Keeping a healthy cash balance to run your business is like having enough fuel in your engine to get you to each destination. Cash is the fuel that runs the engine of your business.
A healthy cash balance allows you to:
Reinvest in your company
Accelerate debt payments
You’ve probably heard the term cash runway and have assumed it is interchangeable with cash balance.
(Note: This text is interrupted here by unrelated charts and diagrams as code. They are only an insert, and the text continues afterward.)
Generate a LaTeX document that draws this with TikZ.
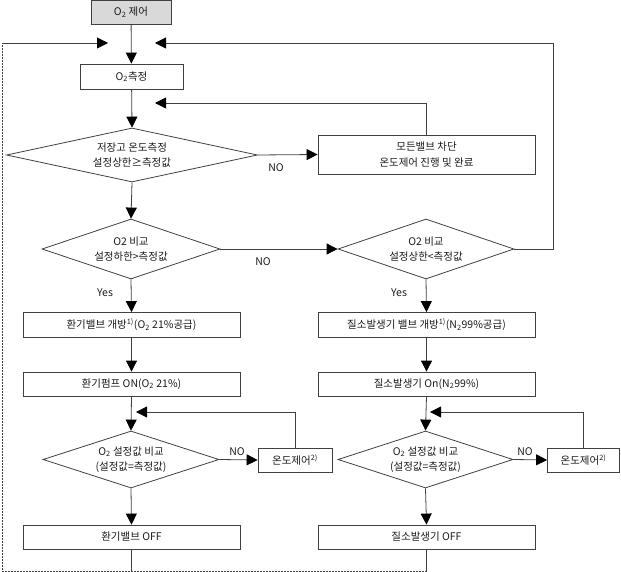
\documentclass[tikz,border=0pt]{standalone}
\usepackage{fontspec}
\setmainfont{Noto Sans CJK KR}
\usetikzlibrary{shapes.geometric,arrows.meta}
\definecolor{linec}{HTML}{404040}
\definecolor{txtc}{HTML}{1A1A1A}
\definecolor{topfill}{HTML}{D9D9D9}
\newcommand\subtwo{\textsubscript{2}}
\newcommand\supnote[1]{\textsuperscript{#1)}}
\begin{document}
\begin{tikzpicture}[x=1pt,y=-1pt,line width=0.8pt,
  txt/.style={font=\fontsize{10.5}{15.5}\selectfont,text=txtc},
  box/.style={txt,draw=linec,rectangle,inner sep=0pt,align=center},
  dia/.style={txt,draw=linec,diamond,inner sep=0pt,align=center},
  arr/.style={draw=linec,-{Triangle[length=11pt,width=11pt,color=black]}},
  conn/.style={draw=linec},
  lbl/.style={txt,inner sep=0pt}]
\useasboundingbox (0,0) rectangle (621,572);
% nodes
\node[box,fill=topfill,minimum width=80pt,minimum height=24pt] (top) at (131,12) {O\subtwo{} 제어};
\node[box,minimum width=103pt,minimum height=25pt] (meas) at (131.5,76.5) {O\subtwo 측정};
\node[dia,minimum width=251pt,minimum height=54pt,aspect=4.65] (d1) at (132,155) {저장고 온도측정\\설정상한≥측정값};
\node[box,minimum width=217pt,minimum height=39pt] (allv) at (426.5,154.5) {모든밸브 차단\\온도제어 진행 및 완료};
\node[dia,minimum width=178pt,minimum height=60pt,aspect=2.97] (dA) at (131,249) {O2 비교\\설정하한>측정값};
\node[dia,minimum width=176pt,minimum height=60pt,aspect=2.93] (dB) at (426,249) {O2 비교\\설정상한<측정값};
\node[box,minimum width=217pt,minimum height=25pt] (vA1) at (131.5,325) {환기밸브 개방\supnote{1}(O\subtwo{} 21\%공급)};
\node[box,minimum width=217pt,minimum height=25pt] (vB1) at (426.5,325) {질소발생기 밸브 개방\supnote{1}(N\subtwo 99\%공급)};
\node[box,minimum width=217pt,minimum height=24pt] (vA2) at (131.5,384) {환기펌프 ON(O\subtwo{} 21\%)};
\node[box,minimum width=217pt,minimum height=24pt] (vB2) at (426.5,384) {질소발생기 On(N\subtwo 99\%)};
\node[dia,minimum width=176pt,minimum height=57pt,aspect=3.09] (dC) at (131,459.5) {O\subtwo{} 설정값 비교\\(설정값=측정값)};
\node[dia,minimum width=175pt,minimum height=57pt,aspect=3.07] (dD) at (425.5,459.5) {O\subtwo{} 설정값 비교\\(설정값=측정값)};
\node[box,minimum width=74pt,minimum height=24pt] (tA) at (295,460) {온도제어\supnote{2}};
\node[box,minimum width=72pt,minimum height=24pt] (tB) at (583.5,460) {온도제어\supnote{2}};
\node[box,minimum width=217pt,minimum height=24pt] (oA) at (131.5,537) {환기밸브 OFF};
\node[box,minimum width=217pt,minimum height=24pt] (oB) at (426.5,537) {질소발생기 OFF};
% labels
\node[lbl] (no1) at (276,168) {NO};
\node[lbl] (no2) at (263,262) {NO};
\node[lbl] (yes1) at (105,293) {Yes};
\node[lbl] (yes2) at (399,293) {Yes};
\node[lbl] (no3) at (237,452) {NO};
\node[lbl] (no4) at (525,452) {NO};
% coordinates
\coordinate (tipL) at (108,43);
\coordinate (tipR) at (155,43);
\coordinate (rloop) at (553,43);
\coordinate (tipM) at (155,103);
\coordinate (tipC) at (136,412);
\coordinate (tipD) at (430,412);
\coordinate (botA) at (131.5,571);
\coordinate (botB) at (426.5,571);
\coordinate (cornerBL) at (2,571);
\coordinate (cornerTL) at (2,43);
% connectors
\draw[arr] (top) -- (meas);
\draw[arr] (meas) -- (d1.north);
\draw[arr] (d1.east) -- (allv.west);
\draw[arr] (allv.north) |- (tipM);
\draw[arr] (d1.south) -- (dA.north);
\draw[arr] (dA.east) -- (dB.west);
\draw[arr] (dB.east) -| (rloop) -- (tipR);
\draw[arr] (dA.south) -- (vA1.north);
\draw[arr] (dB.south) -- (vB1.north);
\draw[arr] (vA1) -- (vA2);
\draw[arr] (vB1) -- (vB2);
\draw[arr] (vA2.south) -- (dC.north);
\draw[arr] (vB2.south) -- (dD.north);
\draw[arr] (dC.east) -- (tA.west);
\draw[arr] (dD.east) -- (tB.west);
\draw[arr] (tA.north) |- (tipC);
\draw[arr] (tB.north) |- (tipD);
\draw[arr] (dC.south) -- (oA.north);
\draw[arr] (dD.south) -- (oB.north);
\draw[conn] (oA.south) -- (botA);
\draw[conn] (oB.south) -- (botB);
\draw[conn,dash pattern=on 2pt off 1pt] (botB) -- (cornerBL) -- (cornerTL);
\draw[arr] (cornerTL) -- (tipL);
\end{tikzpicture}
\end{document}
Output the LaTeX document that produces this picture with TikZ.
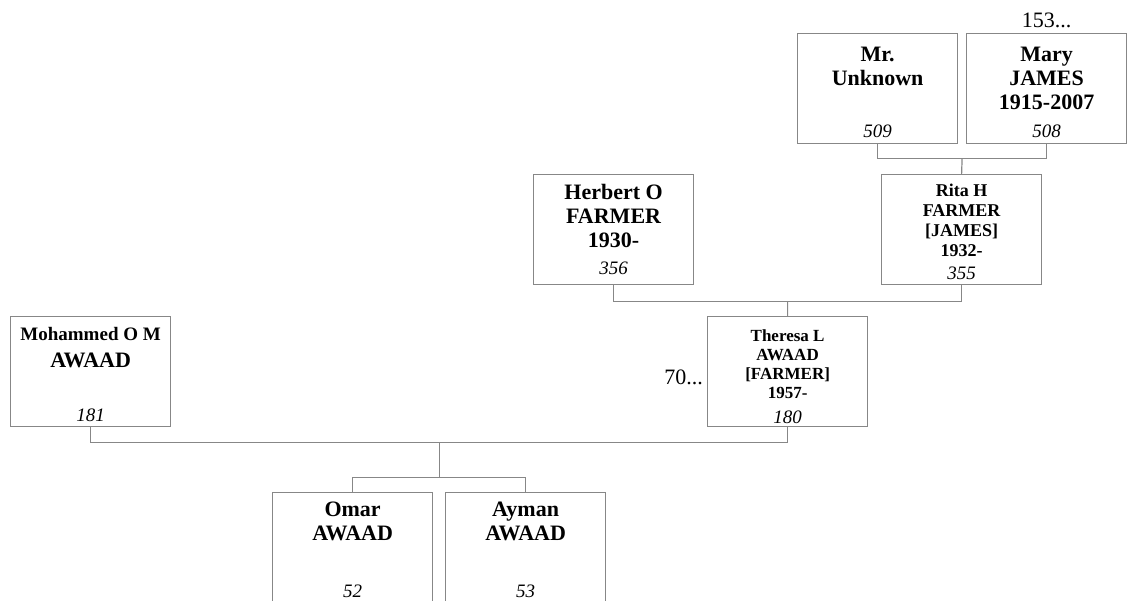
\documentclass[tikz,border=0pt]{standalone}
\usepackage{fontspec}
\setmainfont{Liberation Serif}
\usetikzlibrary{positioning, calc}
\definecolor{cLine}{RGB}{135,135,135}
\tikzset{
  personbox/.style={rectangle, draw=cLine, line width=1.2pt,
                    minimum width=160pt, minimum height=110pt,
                    anchor=north west, inner sep=0pt},
  namenode/.style={align=center, inner sep=0pt,
                   font=\bfseries\fontsize{22}{24}\selectfont},
  smallname/.style={namenode, font=\bfseries\fontsize{18}{20}\selectfont},
  tinyname/.style={namenode, font=\bfseries\fontsize{17}{19}\selectfont},
  idnode/.style={inner sep=0pt, font=\itshape\fontsize{19}{21}\selectfont},
  morenode/.style={inner sep=0pt, font=\fontsize{22}{24}\selectfont},
  link/.style={draw=cLine, line width=1.2pt}
}

\begin{document}
\begin{tikzpicture}[x=1pt, y=1pt]
  \useasboundingbox (0,0) rectangle (1132,-600);

  % Person boxes
  \node[personbox] (unknown) at (797,-33) {};
  \node[personbox] (mary)    at (966,-33) {};
  \node[personbox] (herbert) at (533,-174) {};
  \node[personbox] (rita)    at (881,-174) {};
  \node[personbox] (mohammed) at (10,-316) {};
  \node[personbox] (theresa) at (707,-316) {};
  \node[personbox] (omar)    at (272,-492) {};
  \node[personbox] (ayman)   at (445,-492) {};

  % Names
  \node[namenode, below=14pt of unknown.north] (unknownN) {Mr.\\Unknown};
  \node[namenode, below=14pt of mary.north] (maryN) {Mary\\JAMES\\1915-2007};
  \node[namenode, below=10pt of herbert.north] (herbertN) {Herbert O\\FARMER\\1930-};
  \node[smallname, below=10pt of rita.north] (ritaN) {Rita H\\FARMER\\{[JAMES]}\\1932-};
  \node[namenode, below=11pt of mohammed.north] (mohammedN)
      {{\fontsize{19}{21}\selectfont Mohammed O M}\\[3pt]AWAAD};
  \node[tinyname, below=13pt of theresa.north] (theresaN) {Theresa L\\AWAAD\\{[FARMER]}\\1957-};
  \node[namenode, below=10pt of omar.north] (omarN) {Omar\\AWAAD};
  \node[namenode, below=10pt of ayman.north] (aymanN) {Ayman\\AWAAD};

  % Reference numbers
  \foreach \who/\num/\gap in {unknown/509/6, mary/508/6, herbert/356/10,
                              rita/355/5, mohammed/181/5, theresa/180/3,
                              omar/52/5, ayman/53/5}
    \node[idnode, above=\gap pt of \who.south] (\who Id) {\num};

  % Continuation marks
  \node[morenode, above=5pt of mary.north] (maryMore) {153...};
  \node[morenode, left=4pt of theresa.west, yshift=-6pt] (theresaMore) {70...};

  % Family links
  \draw[link] (unknown.south) -- ++(0,-14) coordinate (barA) -| (mary.south);
  \coordinate (stemA) at ($(unknown.south)!0.5!(mary.south)+(0,-14)$);
  \draw[link] (stemA) -- (rita.north);

  \draw[link] (herbert.south) -- ++(0,-16) -| (rita.south);
  \coordinate (stemB) at ($(herbert.south)!0.5!(rita.south)+(0,-16)$);
  \draw[link] (stemB) -- (theresa.north);

  \draw[link] (mohammed.south) -- ++(0,-15) -| (theresa.south);
  \coordinate (stemC) at ($(mohammed.south)!0.5!(theresa.south)+(0,-15)$);
  \draw[link] (stemC) -- ++(0,-35) coordinate (kids);
  \draw[link] (omar.north) |- (kids) -| (ayman.north);
\end{tikzpicture}
\end{document}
Although they’re similar and intertwined, let us walk you through how they differ:
Cash Runway is the length of time you have before you either turn cash flow positive or run out of money, and you have no more gas in the tank to run your business.
So while cash balance is how much money you have in the bank, (i.e., $500K), cash runway is the amount of time that number will last you (i.e., 18 months).
When figuring out your runway, you need to consider multiple scenarios that include expenses, sales, and your hiring plan.
Cliffhangers are underutilized in the startup and business world, but it’s a term worth knowing. Cash cliffhangers typically deal with two different points of your business: cash going out and cash coming in. For context, let’s go over what this means:
When looking at the AR/AP timeline, you have:
1) Date of invoice: when the invoice was issued
2) Payment due date: when payment is expected
3) Payment received: when payment is received
Payment terms are the time between 1) Date of invoice and 2) Payment due date.
The lag between 2) Payment due date and 3) Payment received is the Cliffhanger.
REMINDER: just because “the checks in the mail” doesn't mean you're going to get it on time (or ever).
Cash at risk is the money that is owed to you but not in your possession (not materialized). The longer that money is overdue, the higher the risk that you won’t collect it.
Typically, if you're dealing with cash coming and going directly into your account (what we like to call “cash efficient business models”), you don’t generally have payment terms or cliffhangers. However, some models like inventory-based businesses need to consider the realities and impacts of cliffhangers.
If someone else has your receivable in their bank account, it’s not in yours.